── INFORMATION SUPPLIED
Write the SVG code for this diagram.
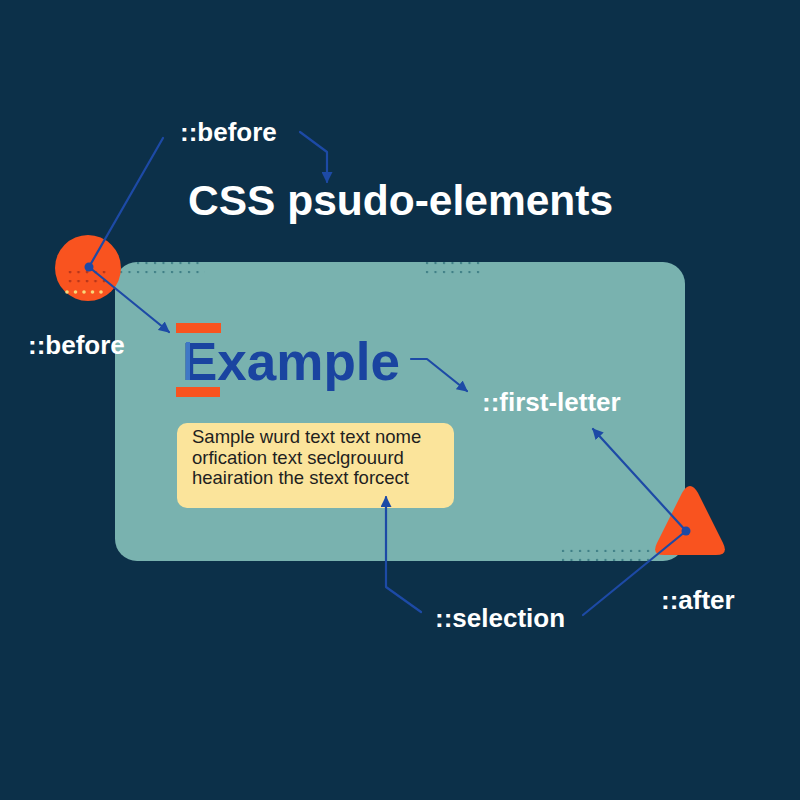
<svg xmlns="http://www.w3.org/2000/svg" width="800" height="800" viewBox="0 0 800 800">
  <defs>
    <marker id="arr" viewBox="0 0 10 10" refX="9" refY="5" markerWidth="5" markerHeight="5" orient="auto-start-reverse" markerUnits="strokeWidth">
      <path d="M0,0 L10,5 L0,10 Z" fill="#1d4aa6"/>
    </marker>
    <pattern id="dots" width="8.5" height="9" patternUnits="userSpaceOnUse">
      <circle cx="2" cy="2" r="1.2" fill="#3f7f86"/>
    </pattern>
    <pattern id="dotsRed" width="8.5" height="9" patternUnits="userSpaceOnUse">
      <circle cx="2" cy="2" r="1.4" fill="#b8361a"/>
    </pattern>
  </defs>
  <style>
    .lbl { font-family: "Liberation Sans", Arial, sans-serif; font-weight: bold; fill: #ffffff; }
    .conn { fill: none; stroke: #1d4aa6; stroke-width: 2.2; stroke-linejoin: round; stroke-linecap: round; }
    .sample { font-family: "Liberation Sans", Arial, sans-serif; font-size: 18.5px; fill: #1f1f1f; }
  </style>

  <rect width="800" height="800" fill="#0c3049"/>

  <g id="panel">
    <rect x="115" y="262" width="570" height="299" rx="22" fill="#79b2af"/>
    <rect x="132" y="262" width="72" height="4" fill="url(#dots)"/>
    <rect x="115" y="271" width="90" height="4" fill="url(#dots)"/>
    <rect x="423" y="262" width="60" height="4" fill="url(#dots)"/>
    <rect x="423" y="271" width="60" height="4" fill="url(#dots)"/>
    <rect x="559" y="548" width="92" height="4" fill="url(#dots)"/>
    <rect x="559" y="557" width="92" height="4" fill="url(#dots)"/>
  </g>

  <g id="title">
    <text class="lbl" x="188" y="215" font-size="42.5">CSS psudo-elements</text>
  </g>

  <g id="circle-before">
    <circle cx="88" cy="268" r="33" fill="#f9531f"/>
    <rect x="64" y="271" width="42" height="4" fill="url(#dotsRed)"/>
    <rect x="64" y="280" width="42" height="4" fill="url(#dotsRed)"/>
    <g fill="#f8d77a">
      <circle cx="67" cy="292" r="1.8"/>
      <circle cx="75.5" cy="292" r="1.8"/>
      <circle cx="84" cy="292" r="1.8"/>
      <circle cx="92.5" cy="292" r="1.8"/>
      <circle cx="101" cy="292" r="1.8"/>
    </g>
  </g>

  <g id="triangle-after">
    <path d="M682,493 Q690,479 698,493 L723,543 Q729,555 716,555 L664,555 Q651,555 657,543 Z" fill="#f9531f"/>
  </g>

  <g id="label-before-top">
    <text class="lbl" x="180" y="141" font-size="26">::before</text>
  </g>
  <g id="label-before-left">
    <text class="lbl" x="28" y="354" font-size="26">::before</text>
  </g>

  <g id="example">
    <rect x="176" y="323" width="45" height="10" fill="#f9531f"/>
    <rect x="176" y="387" width="44" height="10" fill="#f9531f"/>
    <text x="182" y="380" font-family="Liberation Sans, Arial, sans-serif" font-weight="bold" font-size="53" fill="#1a44a0">Example</text>
    <rect x="186" y="342" width="4" height="38" fill="#3f78c6"/>
  </g>

  <g id="label-first-letter">
    <text class="lbl" x="482" y="411" font-size="26">::first-letter</text>
  </g>

  <g id="sample-box">
    <rect x="177" y="423" width="277" height="85" rx="10" fill="#fbe49b"/>
    <text class="sample" x="192" y="443">Sample wurd text text nome</text>
    <text class="sample" x="192" y="464">orfication text seclgrouurd</text>
    <text class="sample" x="192" y="484">heairation the stext forcect</text>
  </g>

  <g id="label-selection">
    <text class="lbl" x="435" y="627" font-size="26">::selection</text>
  </g>
  <g id="label-after">
    <text class="lbl" x="661" y="609" font-size="26">::after</text>
  </g>

  <g id="connectors">
    <path class="conn" d="M163,138 L89,267"/>
    <path class="conn" d="M89,267 L169,332" marker-end="url(#arr)"/>
    <path class="conn" d="M300,132 L327,152 L327,182" marker-end="url(#arr)"/>
    <path class="conn" d="M411,359 L427,359 L467,391" marker-end="url(#arr)"/>
    <path class="conn" d="M421,612 L386,587 L386,497" marker-end="url(#arr)"/>
    <path class="conn" d="M583,615 L686,531"/>
    <path class="conn" d="M686,531 L593,429" marker-end="url(#arr)"/>
    <circle cx="89" cy="267" r="4.5" fill="#1d4aa6"/>
    <circle cx="686" cy="531" r="4.5" fill="#1d4aa6"/>
  </g>
</svg>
────
» THE TASK: Give back every line exactly as it stands, pictures excluded.

» RESULT OF THE TASK:
Write the SVG code for this diagram.
<svg xmlns="http://www.w3.org/2000/svg" width="800" height="800" viewBox="0 0 800 800">
  <defs>
    <marker id="arr" viewBox="0 0 10 10" refX="9" refY="5" markerWidth="5" markerHeight="5" orient="auto-start-reverse" markerUnits="strokeWidth">
      <path d="M0,0 L10,5 L0,10 Z" fill="#1d4aa6"/>
    </marker>
    <pattern id="dots" width="8.5" height="9" patternUnits="userSpaceOnUse">
      <circle cx="2" cy="2" r="1.2" fill="#3f7f86"/>
    </pattern>
    <pattern id="dotsRed" width="8.5" height="9" patternUnits="userSpaceOnUse">
      <circle cx="2" cy="2" r="1.4" fill="#b8361a"/>
    </pattern>
  </defs>
  <style>
    .lbl { font-family: "Liberation Sans", Arial, sans-serif; font-weight: bold; fill: #ffffff; }
    .conn { fill: none; stroke: #1d4aa6; stroke-width: 2.2; stroke-linejoin: round; stroke-linecap: round; }
    .sample { font-family: "Liberation Sans", Arial, sans-serif; font-size: 18.5px; fill: #1f1f1f; }
  </style>

  <rect width="800" height="800" fill="#0c3049"/>

  <g id="panel">
    <rect x="115" y="262" width="570" height="299" rx="22" fill="#79b2af"/>
    <rect x="132" y="262" width="72" height="4" fill="url(#dots)"/>
    <rect x="115" y="271" width="90" height="4" fill="url(#dots)"/>
    <rect x="423" y="262" width="60" height="4" fill="url(#dots)"/>
    <rect x="423" y="271" width="60" height="4" fill="url(#dots)"/>
    <rect x="559" y="548" width="92" height="4" fill="url(#dots)"/>
    <rect x="559" y="557" width="92" height="4" fill="url(#dots)"/>
  </g>

  <g id="title">
    <text class="lbl" x="188" y="215" font-size="42.5">CSS psudo-elements</text>
  </g>

  <g id="circle-before">
    <circle cx="88" cy="268" r="33" fill="#f9531f"/>
    <rect x="64" y="271" width="42" height="4" fill="url(#dotsRed)"/>
    <rect x="64" y="280" width="42" height="4" fill="url(#dotsRed)"/>
    <g fill="#f8d77a">
      <circle cx="67" cy="292" r="1.8"/>
      <circle cx="75.5" cy="292" r="1.8"/>
      <circle cx="84" cy="292" r="1.8"/>
      <circle cx="92.5" cy="292" r="1.8"/>
      <circle cx="101" cy="292" r="1.8"/>
    </g>
  </g>

  <g id="triangle-after">
    <path d="M682,493 Q690,479 698,493 L723,543 Q729,555 716,555 L664,555 Q651,555 657,543 Z" fill="#f9531f"/>
  </g>

  <g id="label-before-top">
    <text class="lbl" x="180" y="141" font-size="26">::before</text>
  </g>
  <g id="label-before-left">
    <text class="lbl" x="28" y="354" font-size="26">::before</text>
  </g>

  <g id="example">
    <rect x="176" y="323" width="45" height="10" fill="#f9531f"/>
    <rect x="176" y="387" width="44" height="10" fill="#f9531f"/>
    <text x="182" y="380" font-family="Liberation Sans, Arial, sans-serif" font-weight="bold" font-size="53" fill="#1a44a0">Example</text>
    <rect x="186" y="342" width="4" height="38" fill="#3f78c6"/>
  </g>

  <g id="label-first-letter">
    <text class="lbl" x="482" y="411" font-size="26">::first-letter</text>
  </g>

  <g id="sample-box">
    <rect x="177" y="423" width="277" height="85" rx="10" fill="#fbe49b"/>
    <text class="sample" x="192" y="443">Sample wurd text text nome</text>
    <text class="sample" x="192" y="464">orfication text seclgrouurd</text>
    <text class="sample" x="192" y="484">heairation the stext forcect</text>
  </g>

  <g id="label-selection">
    <text class="lbl" x="435" y="627" font-size="26">::selection</text>
  </g>
  <g id="label-after">
    <text class="lbl" x="661" y="609" font-size="26">::after</text>
  </g>

  <g id="connectors">
    <path class="conn" d="M163,138 L89,267"/>
    <path class="conn" d="M89,267 L169,332" marker-end="url(#arr)"/>
    <path class="conn" d="M300,132 L327,152 L327,182" marker-end="url(#arr)"/>
    <path class="conn" d="M411,359 L427,359 L467,391" marker-end="url(#arr)"/>
    <path class="conn" d="M421,612 L386,587 L386,497" marker-end="url(#arr)"/>
    <path class="conn" d="M583,615 L686,531"/>
    <path class="conn" d="M686,531 L593,429" marker-end="url(#arr)"/>
    <circle cx="89" cy="267" r="4.5" fill="#1d4aa6"/>
    <circle cx="686" cy="531" r="4.5" fill="#1d4aa6"/>
  </g>
</svg>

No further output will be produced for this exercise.